Changes in gear and rules have done a lot to make the sport safer
I interrupt this football season for the following historical tidbit: There was a time when people all over the South wanted the sport banned because it was killing too many young men.
Granted, I’m talking about the late 19th century — a time when the game bore little resemblance to the wide-open, well-rehearsed sport we know today. Football as played in the U.S. between about 1880 and 1910 looked more like today’s game of rugby, only more violent and less regulated. There were no helmets, mouthpieces or protective padding; the rules were loosely defined; brawls frequently broke out; players bit each other and gouged each other’s eyes out; and it was hard to find anyone willing to referee the games. But it was called football and would later evolve into the one played at high school, college and professional stadiums all over the South today.College football started in the 1870s mainly in the schools that later formed the Ivy League. By 1887, football had spread to Tennessee so much that the Knoxville Journal published a long story explaining the rules of the game. “Eleven men are allowed on each side in a football match,” the article said. “Of those seven are rushers, two are half back, one quarterback and one full back.” This system may sound vaguely familiar, but the article went on to explain that the game routinely included something called a “dribble” (a form of a drop-kick) and continued without interruption for 45 minutes.
Football degraded in the 1890s to a sport that left many of its participants crippled, disfigured or worse. In 1897, a member of the Georgia football team died in a game against Virginia — an incident that nearly led the state of Georgia to ban football. Two weeks later, the New York World reported that at least eight people died playing the sport that season, and it listed more than 200 additional serious injuries that had occurred. “The list,” the World reported, “is a gory calendar of human anguish, an encyclopedia of broken bones, torn ligaments, fractured skulls, twisted necks, shredded muscles, broken ribs, gashed bodies, dislocated joints, backs and chests crushed in, scalps ripped off and jaws mashed.”
Criticism of football spread throughout the South the next year. Finally, on Oct. 30, 1898, the Knoxville Tribune published a full-page editorial calling for a ban on college football. “Year after year the list of victims grows,” the article stated, giving three different examples of serious injury leading to players’ deaths:
“Two opposing players running. A careless tackle by one caused the heads of the two to come violently together. Result, one man so seriously hurt that convulsion of the brain ensued, ending in death.”
“A scrimmage. Man holding ball went down with as many men stopping him as could get near enough to add their weight to the heap. Lower man did not raise when the mass disentangled itself. Examination showed that his neck had been broken, killing him instantly.

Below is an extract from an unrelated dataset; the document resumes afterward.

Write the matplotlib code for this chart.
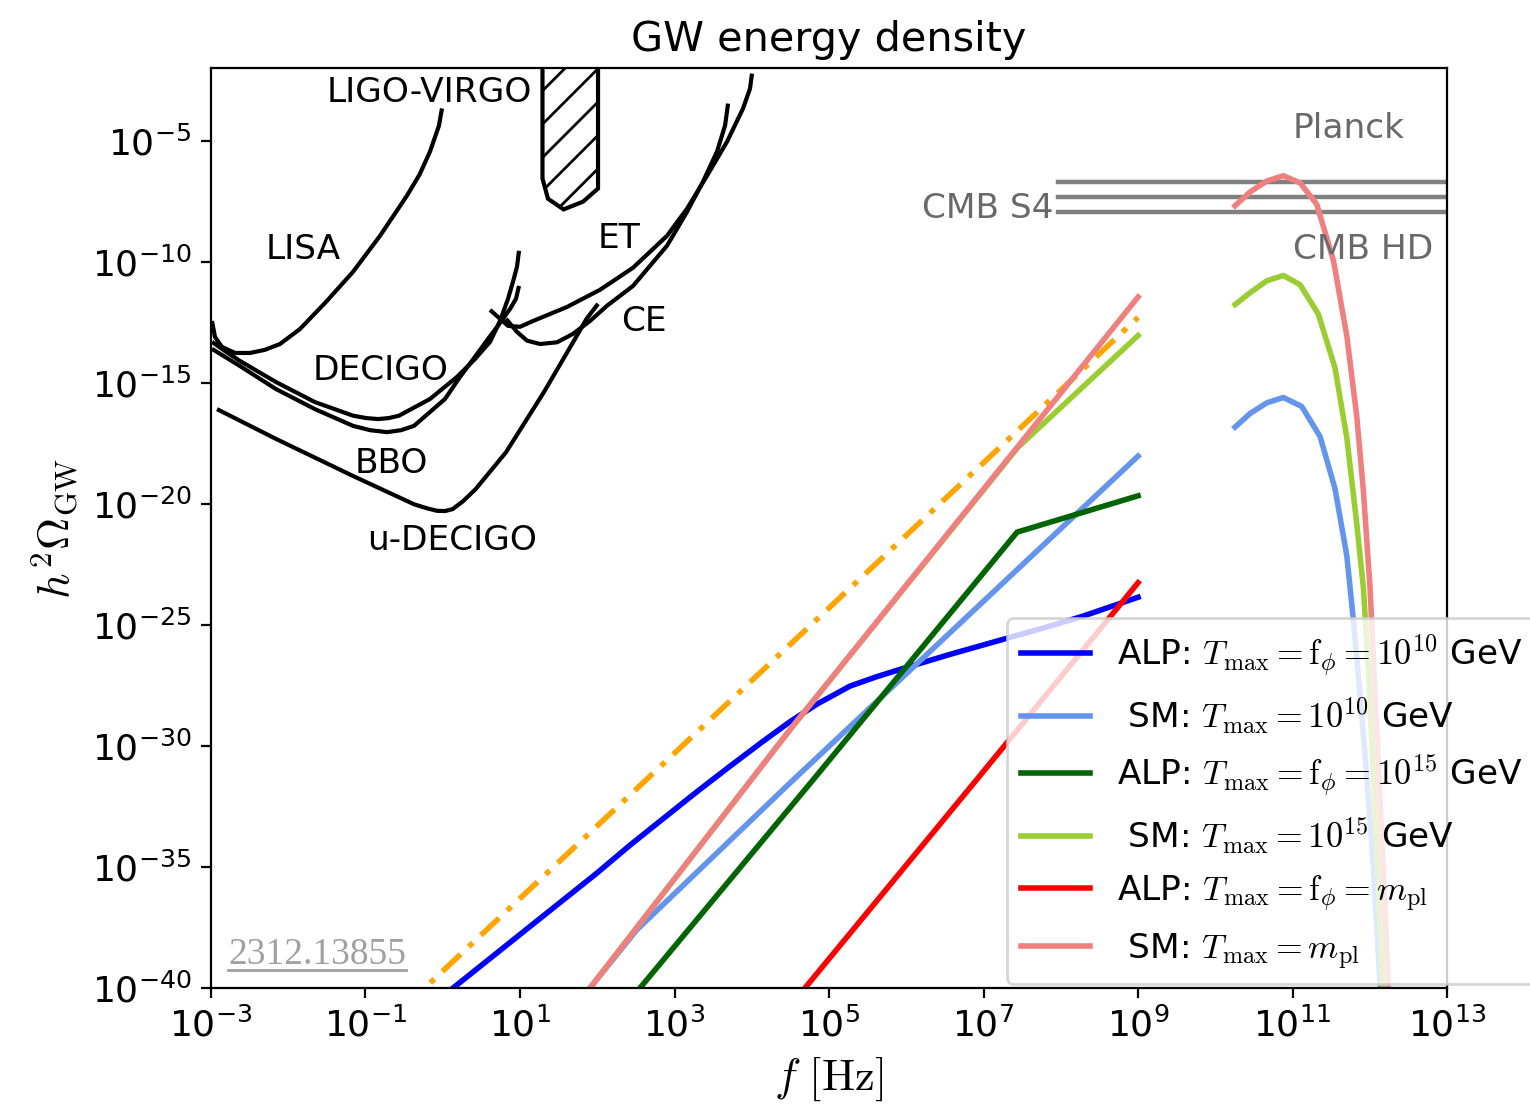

“Four players fell in a heap. In the struggle one lashed out with his foot, catching another on the head with the heel of his heavy shoe. Kicked man died three days later.”
In spite of all this, there were people who defended football. One Nashville Banner editorial argued that the sport gave young men a much-needed way to work off steam, pointing out that just about everything is dangerous. “If you set your body in active motion to catch a train, jump a fence, ride a horse, row a boat, shoot a gun, coast down a hill, wade a stream, climb a mountain, follow the hounds, that body thus set in motion frequently comes to grief,” the Banner said. “Let mothers erect a pile of white sand on a spreading sheet in a parlor and let their boys run their hands through it for sport. But then, oh horrors! They might get some of it in their eyes!”
Sports historians tell us that a major turning point occurred in 1905 when President Theodore Roosevelt invited several college football coaches to the White House and told them that if they didn’t clean up the sport, he would ban it. This meeting reportedly led to the introduction of the forward pass.
However, it would be wrong to claim that the forward pass immediately brought down the death count. In 1915, a University of Tennessee football player named Bennett Jared sustained serious injuries from a tackle he made in the game against Vanderbilt, and he was one of at least eight young men who died from injuries that season. Football would slowly progress into the sport we know today through more rule changes, the development of helmets and shoulder pads, and the influence of better coaching.
The phrase “better coaching” brings me back to the subject of this particular football season. But I digress.